Let's take a closer look. A home buyer who closes on his/her transaction in a high interest rate market may look forward to the day when interest rates fall two to three percentage points below the interest rate s/he reluctantly closed at, so a refi (refinance) into a lower interest rate may be possible. When such a refi occurs it is great for the homeowner, but not so great for the lender/servicer who stands to lose money, so to prevent this from happening a prepayment penalty clause helps to prevent such a refi from taking place thereby protecting the lender's interest.
It used to be that whether the loan carried a fixed interest rate or adjustable interest rate, lenders could impose a prepayment penalty, but that has changed for the most part. Under current laws designed to protect consumers, prepayment penalties are not permitted on FHA mortgages originated in any of the 50 states and are permitted only on certain types of conventional mortgages but not in all states.
Chances are that a prepayment penalty would be imposed only on certain types of ARMs, so it will be necessary to examine your mortgage docs (Truth-in-Lending disclosure) or consult with your loan specialist who could tell you if there is a mortgage prepay penalty as well as do a mortgage prepayment calculation for you if there is one. In just about every mention of the charge one has to pay as a consequence of prepaying his/her mortgage, the term used to describe this event is is prepayment penalty. There was, however, a time when some lenders introduced a different term - “prepayment privilege” - to identify such early prepayment of a mortgage.

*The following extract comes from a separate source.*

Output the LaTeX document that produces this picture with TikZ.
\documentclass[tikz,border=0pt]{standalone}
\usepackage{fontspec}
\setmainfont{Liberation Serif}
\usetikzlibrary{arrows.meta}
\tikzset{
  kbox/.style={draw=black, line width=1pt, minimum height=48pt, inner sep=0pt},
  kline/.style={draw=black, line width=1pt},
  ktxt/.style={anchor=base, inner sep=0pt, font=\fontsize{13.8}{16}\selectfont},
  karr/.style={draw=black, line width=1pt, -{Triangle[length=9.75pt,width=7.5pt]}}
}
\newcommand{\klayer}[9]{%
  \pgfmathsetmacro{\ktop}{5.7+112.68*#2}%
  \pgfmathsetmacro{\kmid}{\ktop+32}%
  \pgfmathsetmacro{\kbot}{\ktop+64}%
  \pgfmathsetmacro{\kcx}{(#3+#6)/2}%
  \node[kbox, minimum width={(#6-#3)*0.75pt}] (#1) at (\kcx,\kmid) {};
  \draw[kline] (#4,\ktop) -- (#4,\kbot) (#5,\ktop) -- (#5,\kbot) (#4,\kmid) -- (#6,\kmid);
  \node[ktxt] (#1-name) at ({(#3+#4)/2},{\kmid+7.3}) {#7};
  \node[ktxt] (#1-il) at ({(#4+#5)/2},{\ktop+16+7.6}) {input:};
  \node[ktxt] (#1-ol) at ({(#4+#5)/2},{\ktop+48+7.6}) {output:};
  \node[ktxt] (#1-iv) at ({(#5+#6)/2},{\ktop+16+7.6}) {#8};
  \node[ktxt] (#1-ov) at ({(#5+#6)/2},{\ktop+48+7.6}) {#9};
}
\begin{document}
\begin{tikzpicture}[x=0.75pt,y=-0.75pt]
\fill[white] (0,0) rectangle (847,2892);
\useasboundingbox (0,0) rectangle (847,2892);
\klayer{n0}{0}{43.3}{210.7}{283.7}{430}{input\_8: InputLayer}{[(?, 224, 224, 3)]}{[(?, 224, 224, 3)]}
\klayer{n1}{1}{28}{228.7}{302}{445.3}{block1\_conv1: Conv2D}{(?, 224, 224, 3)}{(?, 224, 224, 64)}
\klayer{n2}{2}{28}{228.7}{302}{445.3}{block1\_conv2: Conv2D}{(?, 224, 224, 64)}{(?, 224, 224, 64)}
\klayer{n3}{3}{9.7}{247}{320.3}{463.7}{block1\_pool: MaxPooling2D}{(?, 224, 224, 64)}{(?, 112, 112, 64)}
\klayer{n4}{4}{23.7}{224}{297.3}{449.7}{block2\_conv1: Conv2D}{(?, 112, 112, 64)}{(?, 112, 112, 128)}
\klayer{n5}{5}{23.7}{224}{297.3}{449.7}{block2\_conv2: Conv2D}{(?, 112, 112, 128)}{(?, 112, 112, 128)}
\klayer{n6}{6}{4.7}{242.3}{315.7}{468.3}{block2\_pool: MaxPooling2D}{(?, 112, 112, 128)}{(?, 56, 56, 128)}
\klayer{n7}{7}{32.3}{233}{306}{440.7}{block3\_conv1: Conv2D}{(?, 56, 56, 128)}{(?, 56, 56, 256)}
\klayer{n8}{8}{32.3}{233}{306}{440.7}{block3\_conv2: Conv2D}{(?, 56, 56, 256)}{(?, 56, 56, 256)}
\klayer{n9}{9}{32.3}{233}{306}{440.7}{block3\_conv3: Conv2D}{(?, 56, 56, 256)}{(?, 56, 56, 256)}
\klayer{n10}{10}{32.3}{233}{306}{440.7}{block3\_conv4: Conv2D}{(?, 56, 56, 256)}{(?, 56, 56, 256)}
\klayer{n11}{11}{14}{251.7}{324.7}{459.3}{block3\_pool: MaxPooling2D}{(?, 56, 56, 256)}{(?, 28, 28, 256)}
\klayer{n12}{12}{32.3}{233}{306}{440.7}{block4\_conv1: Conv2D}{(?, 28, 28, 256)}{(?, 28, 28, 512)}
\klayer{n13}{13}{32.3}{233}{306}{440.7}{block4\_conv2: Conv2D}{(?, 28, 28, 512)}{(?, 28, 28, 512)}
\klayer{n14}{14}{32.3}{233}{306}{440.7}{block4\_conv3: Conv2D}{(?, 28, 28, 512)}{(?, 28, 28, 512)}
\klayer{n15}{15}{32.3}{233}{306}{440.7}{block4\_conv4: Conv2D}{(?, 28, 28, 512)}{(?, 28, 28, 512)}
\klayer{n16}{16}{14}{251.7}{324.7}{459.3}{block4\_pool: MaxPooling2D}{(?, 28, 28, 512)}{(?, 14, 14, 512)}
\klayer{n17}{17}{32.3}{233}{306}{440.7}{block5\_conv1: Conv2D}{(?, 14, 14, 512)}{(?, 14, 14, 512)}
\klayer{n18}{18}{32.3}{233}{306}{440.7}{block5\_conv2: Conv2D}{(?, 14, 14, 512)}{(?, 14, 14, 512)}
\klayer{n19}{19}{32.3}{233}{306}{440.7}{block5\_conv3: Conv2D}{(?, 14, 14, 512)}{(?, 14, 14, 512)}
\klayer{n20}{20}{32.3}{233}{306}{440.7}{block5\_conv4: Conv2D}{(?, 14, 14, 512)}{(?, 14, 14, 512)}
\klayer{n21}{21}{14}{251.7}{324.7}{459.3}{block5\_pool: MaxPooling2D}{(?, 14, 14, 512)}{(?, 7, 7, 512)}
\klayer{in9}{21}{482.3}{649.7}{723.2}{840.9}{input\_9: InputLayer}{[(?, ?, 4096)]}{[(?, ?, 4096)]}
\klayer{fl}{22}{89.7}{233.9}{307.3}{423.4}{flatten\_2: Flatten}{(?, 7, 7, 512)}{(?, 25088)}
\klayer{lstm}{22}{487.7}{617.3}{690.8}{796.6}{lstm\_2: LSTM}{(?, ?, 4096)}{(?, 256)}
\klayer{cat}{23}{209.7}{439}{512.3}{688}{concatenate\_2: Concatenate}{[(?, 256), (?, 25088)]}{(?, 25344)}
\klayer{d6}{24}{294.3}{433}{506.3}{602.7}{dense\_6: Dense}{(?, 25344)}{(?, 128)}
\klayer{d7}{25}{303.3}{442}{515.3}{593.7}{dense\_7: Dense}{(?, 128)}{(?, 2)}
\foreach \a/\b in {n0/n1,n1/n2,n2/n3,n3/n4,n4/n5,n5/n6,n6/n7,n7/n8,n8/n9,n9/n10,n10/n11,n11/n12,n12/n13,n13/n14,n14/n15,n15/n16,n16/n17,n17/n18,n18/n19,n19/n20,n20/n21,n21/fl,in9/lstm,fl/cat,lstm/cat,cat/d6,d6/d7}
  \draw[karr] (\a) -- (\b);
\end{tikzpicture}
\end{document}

Those lenders who proposed the new term reasoned that since prepayment of a mortgage would be beneficial to the homeowner (after all, why would anyone want to prepay his/her home loan mortgage unless s/he got a great deal on a sale or a new “lower” interest rate) and therefore that homeowner would be paying for the privilege of getting out of an otherwise binding contract earlier than agreed upon; Thus the term prepayment privilege. Needless to say, that term did not stick (around too long) because, ultimately, having to pay any kind of a fee or charge always feel more like a penalty than a privilege.